How does it compare to Gap and Carter's?
What might make investors excited is the fact that Children's Place has a relatively lower valuation than peers such as Gap (GPS 0.77%) and Carter's (CRI 2.57%). At $53.80 per share, Children's Place is valued at only 5.78 times its EV/EBITDA (enterprise value/earnings before interest, taxes, depreciation and amortization.) Gap has a bit higher EBITDA multiple at 6.76, while Carter's is the most expensive among the three with an EBITDA multiple of 11.60. The low valuation of Children's Place might be due to its lack of a dividend. Both Carter's and Gap are offering investors dividends with yields at 0.90% and 1.90%, respectively.

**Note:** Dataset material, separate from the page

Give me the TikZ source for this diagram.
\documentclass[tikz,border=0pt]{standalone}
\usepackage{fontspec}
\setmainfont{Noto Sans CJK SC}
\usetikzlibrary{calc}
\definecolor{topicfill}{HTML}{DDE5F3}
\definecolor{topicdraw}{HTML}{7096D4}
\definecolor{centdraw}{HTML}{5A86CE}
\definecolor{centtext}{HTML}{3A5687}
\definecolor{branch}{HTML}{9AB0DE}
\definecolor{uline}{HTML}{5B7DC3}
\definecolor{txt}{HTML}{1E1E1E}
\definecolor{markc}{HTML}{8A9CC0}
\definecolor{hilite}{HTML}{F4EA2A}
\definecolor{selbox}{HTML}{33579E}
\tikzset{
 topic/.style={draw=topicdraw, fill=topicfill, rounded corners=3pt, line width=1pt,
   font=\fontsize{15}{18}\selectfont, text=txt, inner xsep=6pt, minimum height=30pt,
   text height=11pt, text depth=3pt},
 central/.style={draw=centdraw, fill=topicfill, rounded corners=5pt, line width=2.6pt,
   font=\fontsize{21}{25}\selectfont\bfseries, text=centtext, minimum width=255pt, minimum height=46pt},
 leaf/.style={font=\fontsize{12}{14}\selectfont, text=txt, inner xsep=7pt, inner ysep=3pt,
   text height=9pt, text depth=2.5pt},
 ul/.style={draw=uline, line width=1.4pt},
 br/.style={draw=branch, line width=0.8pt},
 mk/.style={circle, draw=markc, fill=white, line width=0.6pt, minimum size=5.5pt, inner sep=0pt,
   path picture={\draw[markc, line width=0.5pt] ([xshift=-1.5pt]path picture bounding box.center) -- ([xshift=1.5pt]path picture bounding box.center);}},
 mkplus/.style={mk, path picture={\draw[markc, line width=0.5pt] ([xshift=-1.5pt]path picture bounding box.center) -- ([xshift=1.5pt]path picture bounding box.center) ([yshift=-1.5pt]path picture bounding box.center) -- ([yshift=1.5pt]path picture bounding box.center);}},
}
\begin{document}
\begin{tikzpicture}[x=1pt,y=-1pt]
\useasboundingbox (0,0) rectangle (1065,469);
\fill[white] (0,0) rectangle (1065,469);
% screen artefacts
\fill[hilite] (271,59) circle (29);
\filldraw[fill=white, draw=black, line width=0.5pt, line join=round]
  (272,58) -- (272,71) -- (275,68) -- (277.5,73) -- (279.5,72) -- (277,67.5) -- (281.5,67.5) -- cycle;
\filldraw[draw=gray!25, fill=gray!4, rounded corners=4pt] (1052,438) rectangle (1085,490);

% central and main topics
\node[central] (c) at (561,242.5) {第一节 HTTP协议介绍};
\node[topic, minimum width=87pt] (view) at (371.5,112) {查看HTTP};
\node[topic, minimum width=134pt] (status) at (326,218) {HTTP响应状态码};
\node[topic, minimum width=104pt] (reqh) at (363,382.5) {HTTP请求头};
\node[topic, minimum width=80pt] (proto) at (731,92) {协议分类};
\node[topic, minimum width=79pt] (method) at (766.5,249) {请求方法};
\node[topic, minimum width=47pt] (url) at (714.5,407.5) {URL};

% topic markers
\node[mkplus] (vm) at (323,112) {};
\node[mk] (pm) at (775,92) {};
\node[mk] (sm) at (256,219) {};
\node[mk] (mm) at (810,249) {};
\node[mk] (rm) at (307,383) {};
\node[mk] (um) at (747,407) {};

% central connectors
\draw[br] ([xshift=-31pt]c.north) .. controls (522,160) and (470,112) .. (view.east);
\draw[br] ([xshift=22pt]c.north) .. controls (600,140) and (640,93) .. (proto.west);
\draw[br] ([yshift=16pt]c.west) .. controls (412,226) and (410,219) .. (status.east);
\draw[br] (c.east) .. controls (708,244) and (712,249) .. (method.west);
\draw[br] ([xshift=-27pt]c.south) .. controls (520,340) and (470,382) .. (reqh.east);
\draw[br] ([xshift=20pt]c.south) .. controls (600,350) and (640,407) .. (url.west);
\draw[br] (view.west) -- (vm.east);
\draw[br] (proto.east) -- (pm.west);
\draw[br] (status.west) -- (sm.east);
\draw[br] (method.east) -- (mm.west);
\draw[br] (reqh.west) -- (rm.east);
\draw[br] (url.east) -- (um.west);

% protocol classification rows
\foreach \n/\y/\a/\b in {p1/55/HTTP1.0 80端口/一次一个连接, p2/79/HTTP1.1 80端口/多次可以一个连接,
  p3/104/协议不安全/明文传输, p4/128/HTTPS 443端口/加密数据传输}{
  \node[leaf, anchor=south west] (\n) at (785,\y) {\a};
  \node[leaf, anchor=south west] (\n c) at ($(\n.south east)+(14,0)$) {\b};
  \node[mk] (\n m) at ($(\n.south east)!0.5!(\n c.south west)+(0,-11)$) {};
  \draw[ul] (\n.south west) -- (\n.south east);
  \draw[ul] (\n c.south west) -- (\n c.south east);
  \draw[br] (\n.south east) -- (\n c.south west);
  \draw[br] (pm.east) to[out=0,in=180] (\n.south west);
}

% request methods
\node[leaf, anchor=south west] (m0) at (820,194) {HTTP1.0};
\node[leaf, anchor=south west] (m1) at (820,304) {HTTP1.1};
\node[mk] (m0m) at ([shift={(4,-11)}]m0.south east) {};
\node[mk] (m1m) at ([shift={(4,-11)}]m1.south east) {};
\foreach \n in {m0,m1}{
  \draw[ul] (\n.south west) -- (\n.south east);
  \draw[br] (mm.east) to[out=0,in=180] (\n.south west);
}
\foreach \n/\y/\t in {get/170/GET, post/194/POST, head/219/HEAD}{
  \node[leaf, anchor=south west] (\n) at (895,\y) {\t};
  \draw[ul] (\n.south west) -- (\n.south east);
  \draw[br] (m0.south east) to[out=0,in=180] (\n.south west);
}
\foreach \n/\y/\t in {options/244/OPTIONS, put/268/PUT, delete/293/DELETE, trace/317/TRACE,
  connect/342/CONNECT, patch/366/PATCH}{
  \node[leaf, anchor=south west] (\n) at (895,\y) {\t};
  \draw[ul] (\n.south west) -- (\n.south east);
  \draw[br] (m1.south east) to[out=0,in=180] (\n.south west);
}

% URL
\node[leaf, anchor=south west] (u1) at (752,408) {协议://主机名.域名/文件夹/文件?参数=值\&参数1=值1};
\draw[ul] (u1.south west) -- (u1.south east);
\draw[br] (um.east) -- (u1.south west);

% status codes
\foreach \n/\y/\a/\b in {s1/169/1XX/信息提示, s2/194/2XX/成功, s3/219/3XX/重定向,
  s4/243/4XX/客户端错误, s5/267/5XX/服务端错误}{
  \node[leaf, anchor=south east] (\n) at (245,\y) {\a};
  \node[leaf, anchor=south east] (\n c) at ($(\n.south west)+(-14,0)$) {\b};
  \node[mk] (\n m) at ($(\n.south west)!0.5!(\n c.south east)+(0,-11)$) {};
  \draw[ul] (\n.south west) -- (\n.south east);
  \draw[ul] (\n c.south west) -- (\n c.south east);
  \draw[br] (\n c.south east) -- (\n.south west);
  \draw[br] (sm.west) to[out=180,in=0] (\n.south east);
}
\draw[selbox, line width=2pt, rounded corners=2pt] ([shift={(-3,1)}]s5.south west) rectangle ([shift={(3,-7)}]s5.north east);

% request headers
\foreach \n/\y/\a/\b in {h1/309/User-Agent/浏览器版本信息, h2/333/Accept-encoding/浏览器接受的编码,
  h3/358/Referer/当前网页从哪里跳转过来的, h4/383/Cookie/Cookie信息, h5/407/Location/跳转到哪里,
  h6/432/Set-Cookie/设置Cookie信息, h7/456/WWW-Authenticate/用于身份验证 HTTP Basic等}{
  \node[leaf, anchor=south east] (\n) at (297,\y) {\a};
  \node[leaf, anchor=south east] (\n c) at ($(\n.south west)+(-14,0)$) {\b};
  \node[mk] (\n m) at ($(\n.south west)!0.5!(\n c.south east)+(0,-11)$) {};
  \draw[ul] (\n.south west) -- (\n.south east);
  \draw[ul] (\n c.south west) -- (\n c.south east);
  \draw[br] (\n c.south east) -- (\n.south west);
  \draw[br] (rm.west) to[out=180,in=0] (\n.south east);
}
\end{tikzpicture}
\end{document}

Gap and Carter's are committed to returning cash to shareholders
Gap recently announced a $1 billion share repurchase authorization. This announcement came after it returned $1.1 billion in both dividends and share buybacks. As Gap is worth $18.36 billion, a $1 billion share repurchase represents a 5.4% share buyback yield for its shareholders. For the full year, Gap expects to grow its bottom line by 12% with EPS guidance of $2.57-$2.65. 

Carter's high valuation could be explained by its recent market outperformance stemming from a record level of sales and profitability. In the third quarter, the company experienced higher demand in all three of its product markets: Baby, Sleepwear, and Playwear. This drove its wholesale business to grow by 16%. The retail business also experienced a 16% increase in sales, due to both door growth and a 50+% growth in e-commerce sales.

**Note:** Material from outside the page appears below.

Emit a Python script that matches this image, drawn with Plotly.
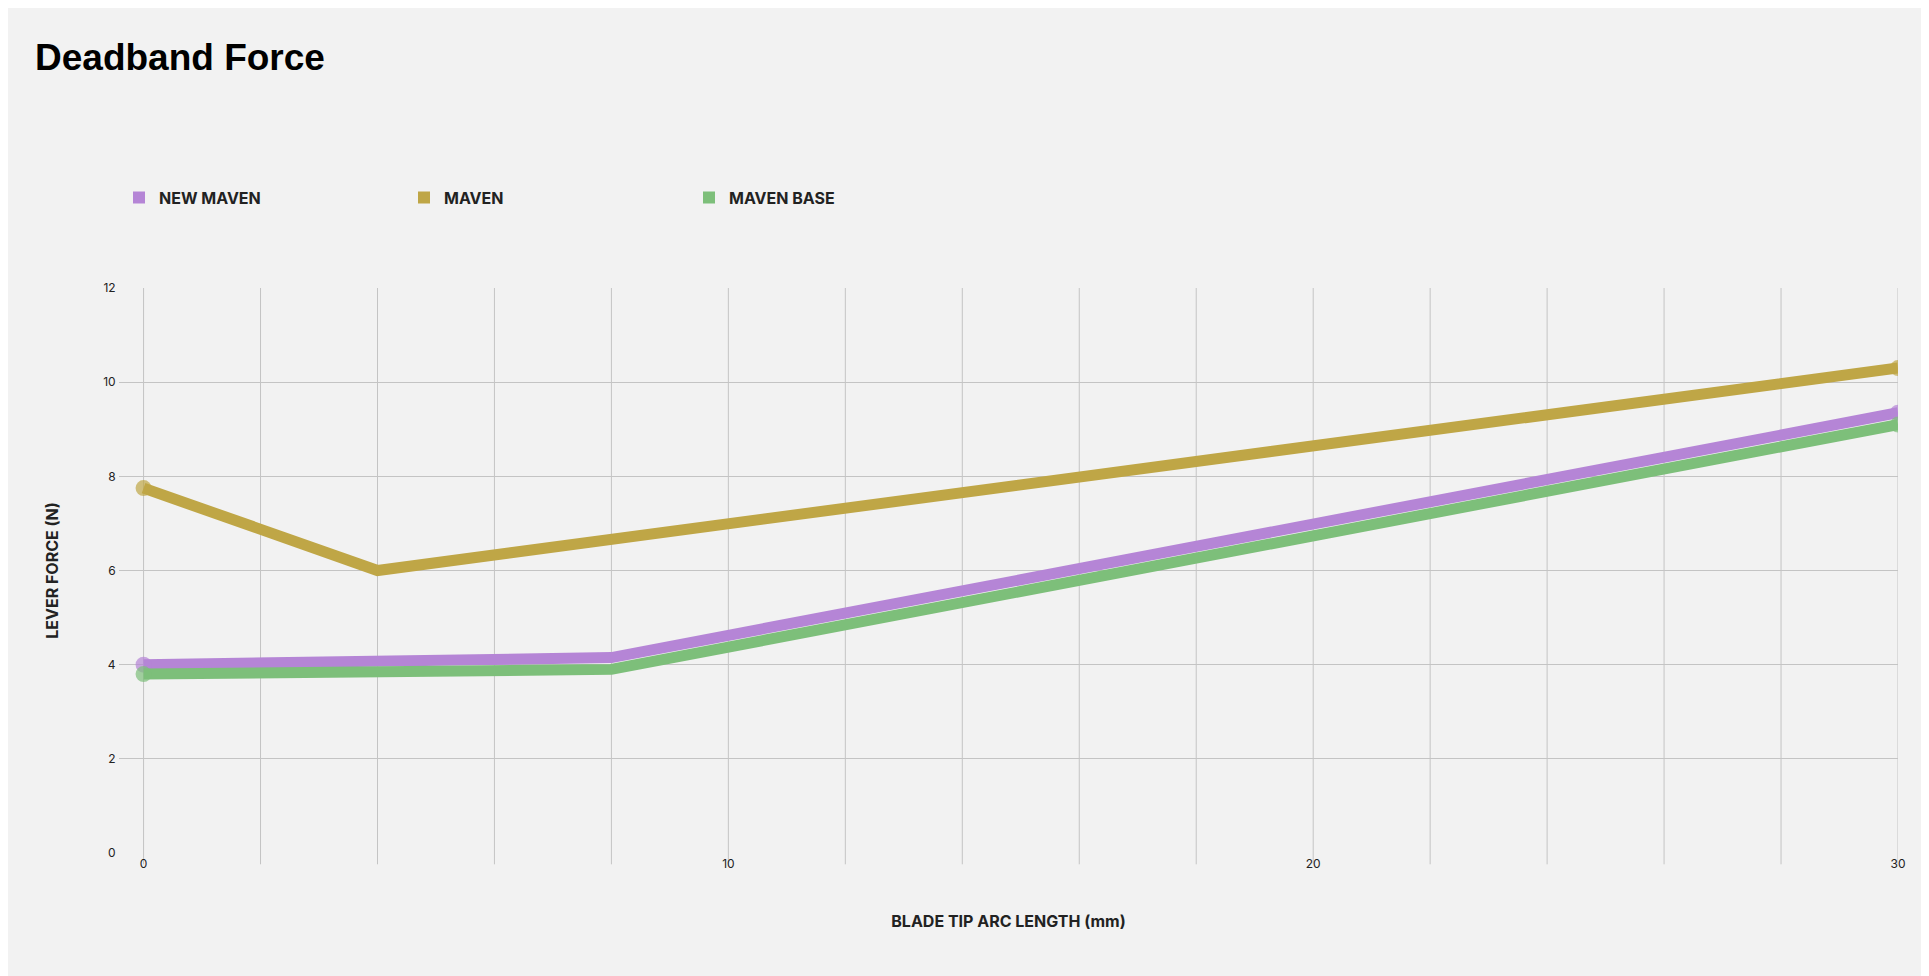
import plotly.graph_objects as go

# data
x_new = [0, 8, 30]
y_new = [4.0, 4.15, 9.35]
x_maven = [0, 4, 30]
y_maven = [7.75, 6.0, 10.3]
x_base = [0, 8, 30]
y_base = [3.8, 3.9, 9.1]

series = [
    ("NEW MAVEN", x_new, y_new, "#b585d6"),
    ("MAVEN", x_maven, y_maven, "#bfa646"),
    ("MAVEN BASE", x_base, y_base, "#7dbf7a"),
]

fig = go.Figure()
for name, xs, ys, col in series:
    sizes = [16 if i in (0, len(xs) - 1) else 0 for i in range(len(xs))]
    fig.add_scatter(x=xs, y=ys, name=name, mode="lines+markers", showlegend=False,
                    line=dict(color=col, width=11),
                    marker=dict(color=col, size=sizes, line=dict(width=0)))
    # square legend swatch
    fig.add_scatter(x=[None], y=[None], name="<b>" + name + "</b>", mode="markers",
                    marker=dict(color=col, size=14, symbol="square", line=dict(width=0)))

fig.update_layout(
    width=1929, height=976,
    paper_bgcolor="#f2f2f2", plot_bgcolor="#f2f2f2",
    margin=dict(l=111, r=39, t=280, b=131),
    font=dict(family="Inter, Liberation Sans, sans-serif", color="#222"),
    title=dict(text="<b>Deadband Force</b>", x=0.014, xanchor="left",
               y=0.95, yanchor="middle",
               font=dict(family="Liberation Sans, Arial", size=37, color="#000")),
    showlegend=True,
    legend=dict(orientation="h", x=0.0, xanchor="left", y=1.16, yanchor="middle",
                font=dict(size=16, color="#222"),
                entrywidth=240, traceorder="normal", itemsizing="constant"),
    xaxis=dict(range=[-0.42, 30], tickvals=[0, 10, 20, 30],
               showgrid=False, zeroline=False,
               ticks="outside", ticklen=0, tickfont=dict(size=12),
               title=dict(text="<b>BLADE TIP ARC LENGTH (mm)</b>",
                          font=dict(size=16), standoff=45)),
    yaxis=dict(range=[0, 12], dtick=2, gridcolor="#c4c4c4", gridwidth=1,
               zeroline=False, tickfont=dict(size=12),
               ticks="outside", ticklen=0,
               title=dict(text="<b>LEVER FORCE (N)</b>", font=dict(size=16),
                          standoff=40)),
)

# vertical grid every 2 mm, extending slightly below the axis
for v in range(0, 31, 2):
    fig.add_shape(type="line", xref="x", yref="paper", x0=v, x1=v, y0=-0.02, y1=1,
                  line=dict(color="#c4c4c4", width=1), layer="below")

fig.write_html("out.html")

Besides dividends, Carter's is also committed to returning cash to shareholders through share buybacks. In the third quarter, the company executed an accelerated share buyback transaction worth $400 million. It still has around $267 million under its remaining authorization as well. In fiscal 2013, the company expected to return more than $400 million to its investors through both dividends and share repurchases, representing a total yield of more than 10.4%. 

My Foolish take
Children's Place will not disappoint investors in the long run with its debt-free balance sheet, a decent operating performance, and low valuation. Among the three retailers featured here, though, I love Gap the most as it also has a low valuation, a good dividend yield, and has a strong commitment to returning cash to shareholders.